The chilli plant, basil and mint looked very sorry for themselves, the leaves had thinned out and some were withering, but they were still in with a chance. The chilli did seem to have loads of fruit on it. The tomatoes, on the other hand, were loving it – they’d shot up and were sprouting bushy leaves all over the place. So it wasn’t all bad.

The basil has made a pretty good recovery

The mint still looks a bit sorry for itself

Lots of fruit on the chilli plant



I lost no time in watering them, and happily by the next day the chilli, basil and mint had all perked up a little. Over the last two weeks since I’ve been home, thanks to the combination of regular watering, a little plant food and some good weather, the chilli and basil are now looking fantastic again. The mint still looks slightly sorry for itself … apparently it prefers partial shade, so perhaps I’ll move it to a different part of the garden and see if that helps. I repotted it yesterday into a new pot that has holes in the bottom, since the old one was looking quite flooded when it rained.

The tomatoes continue to flourish, they have quite a few flowers on, and yesterday I found my first actual tomato growing! I’m hopeful for some tasty salads before too long.

Beetroot seedlings

My first two tomatoes!

Tomato plants are doing fantastically well

I’ve replaced the coriander and added parsley, and I decided to try growing something from scratch, so I planted a row of beetroot seeds and some capsicum (pepper) plants in long pots.

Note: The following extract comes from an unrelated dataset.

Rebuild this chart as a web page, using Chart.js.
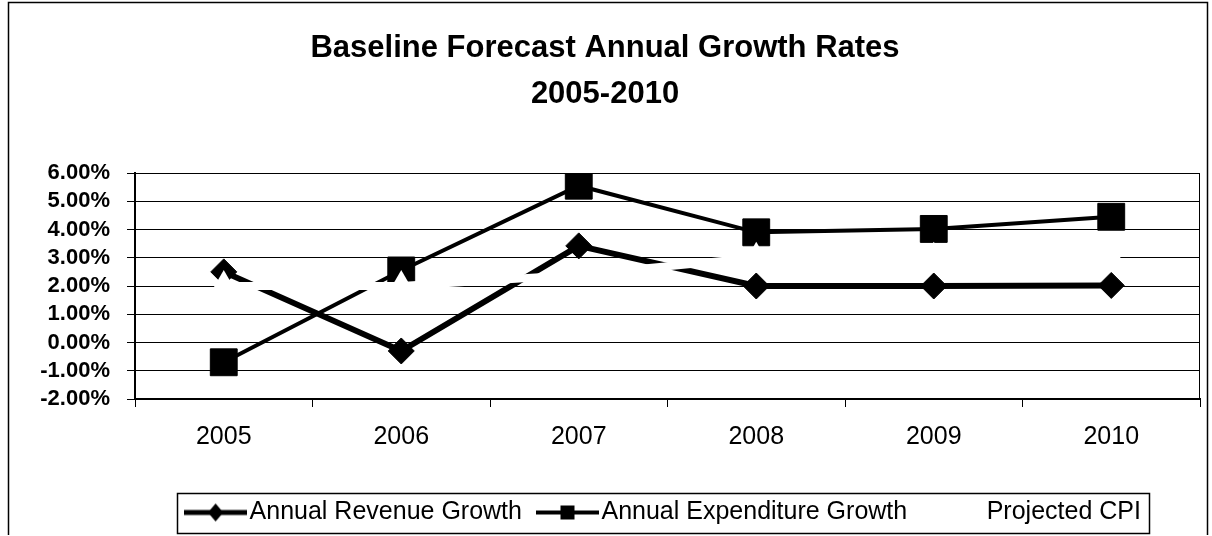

The capsicum hasn’t shown any signs of life yet, but the beetroot seedlings are starting to poke up.

I’m really enjoying being able to use what I’m growing, especially the basil in salads and mint for tea, and it’s great seeing the plants grow, so I do have plans to grow more. I’ve got my sights set on some rocket, cherry tomatoes and maybe garlic for the next step, and I’ve also started working on clearing out some of the weeds from the lower part of the garden. Maybe for spring, we can have some pots of daffodils and spring flowers, which have always been my favourites at that time of year.